Özkul’un bakışından farklı olarak Sanatçı Onur Fendoğlu’nun “Al Karası” adlı eserlerinde kadınların duyulmayan, görülmeyen hikayeleriyle ilişkili anlatılar söz konusu. Fendoğlu atıl duruma geçmiş kadın el işlerini kullanıyor. Kanaviçeler, danteller, örgüler, dokumalar sanatçının ilham aldığı malzemeler. Özellikle bu materyaller kırsalda ya da kasabalarda, köylerde yaşamış kadınların kendilerini ifade etmelerinde bir araç niteliğinde. Eserlerin yüzeyinde Anadolu Mitolojisinde yer alan albastı, karabasan gibi mevzular var.
Sergide deprem felaketini işleyen bir çalışmayla karşılaşıyoruz. Sanatçı Ekin Keser 2016'dan bu yana buluntu fotoğrafların birikimini yapıyor. Sebebi yaşadığımız coğrafyadaki toplumsal hafızayı sorgulaması.
Ekin Keser buluntu fotoğraflarla seyirciye kayıp giden yaşamları sunma gayretinde. “Birinci Edisyon" sergisindeki çalışmasının adı "Beni de Unutacağından Korkuyorum”.
Eser yine buluntu fotoğraflarla gramajlı kağıt üzerinde biçimlenirken deprem öncesi ve sonrası göçüklerden toplanan görsellerle beraber kayıplara odaklanıyor.
Serginin diğer kısmına geldiğimizde; mimar, sanatçı, araştırmacı Oya Ekmekci’nin eserlerindeki çok boyutluluk göze çarpıyor. Ekmekci mimarlık eğitimi öncesi bir ressamın atölyesinde sekiz yıl resim yapmış. Sanatçı ardından üniversite sürecinde perspektif anlamında deneysel değişimler, dönüşümler yaşadığını ifade ediyor. Resimle bağlantısını rezidans boyunca yeniden kuran Ekmekci teknik çizim malzemeleriyle “Fosiller” adlı eserini yaratıyor. Çalışmanın kalkış noktası sanatçının fosiller üzerine yaptığı araştırmalar. Farklı yaşam formlarına bakmanın derin felsefesinin izlerini süren Ekmekci çizimlerinde rastlantıyla biçimlenen, hayat oluşumlarına dair meditatif bir katmanlaşmaya göz kırpıyor.

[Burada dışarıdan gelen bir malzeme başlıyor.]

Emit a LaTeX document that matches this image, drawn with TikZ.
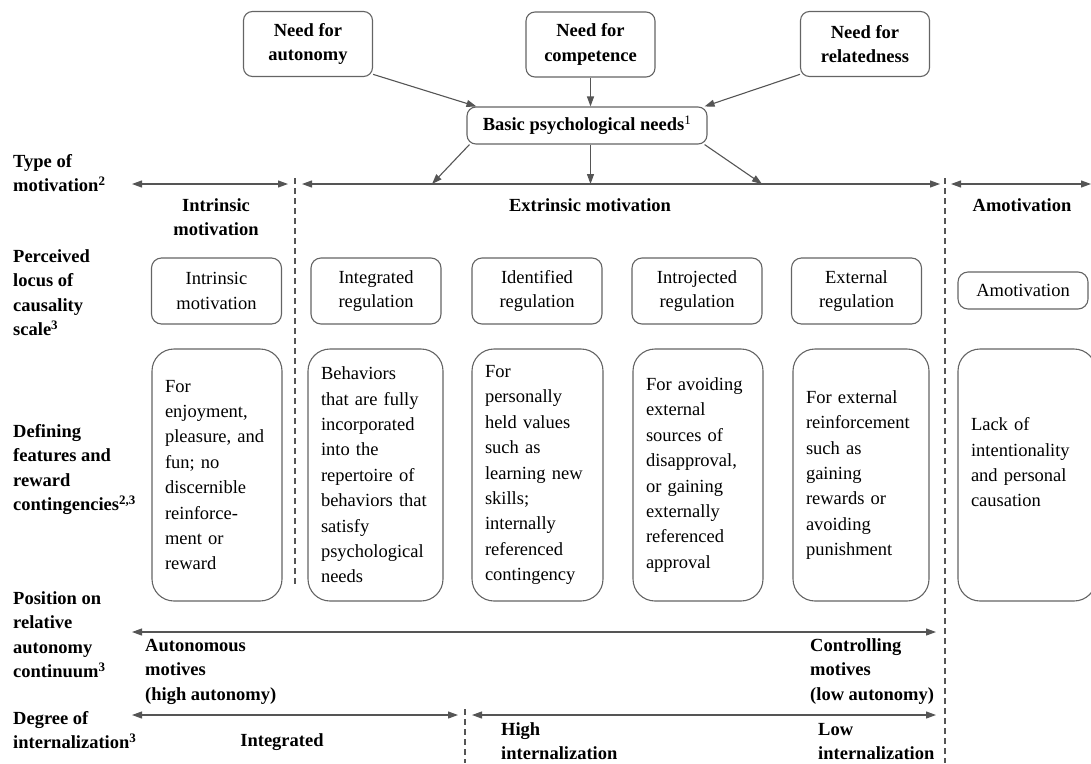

Öte yandan peyzaj mimarı, araştırmacı, sanatçı Rozelin Akgün çalışmalarında biyo malzeme araştırmalarına girişirken bunlarla ilgili çeşitli arşivler oluşturuyor. Sanatçının sergideki eserlerinin ortaya çıktığı yer kısmi laboratuvar ortamına benzeyen bir mutfak. Akgün hassas ölçü aletleriyle tarifler geliştirip çalışmalarını oluşturuyor. Üretim süreci kalıplama, eritme, yeniden yapılandırma biçiminde. Sanatçının “Metamorfoz” ismindeki eserleri için matematiksel ilerleyen, belli oranları olan, organik malzemeleri değiştirmeye ya da yeniden biçimlendirmeye yönelik,sorgulatan yaratıcı enstalasyonlar denilebilir.
Son olarak Montag Rezidans’ın ve beraberinde yaratılan serginin kapsamıyla ilgili proje yöneticisi, sanatçı Eda Emirdağ’ın cümleleriyle bitirmek gerek: “Kısa sürede, köy şartlarında yaşanan kısıtlı imkânlarla ve ilk tecrübenin getirdiği eksikliklerle sanatçılar üretimlerine başladı. Hepsine özverileri için tekrar teşekkür ederim.
Sanatçılar, Gönen Belediyesi’nin sağladığı mekan yerine ortak kararla köy kahvesinde sergi yapmayı tercih etti. Sanatçıların sezgilerine, fikirlerine güvenerek ve saygı duyarak bu kararı yeni bir deneyim imkânı sunduğu için de seve seve kabul ettim. Ayrıca Montag Rezidans sürecinde gönüllü olarak destek veren Keziban, İhsan, Hikmet Selvi’ye teşekkürler. Belki de Montag Residency’nin kalıcı sergileme alanı köy kahvesi olur. İkinci edisyonda göreceğiz.”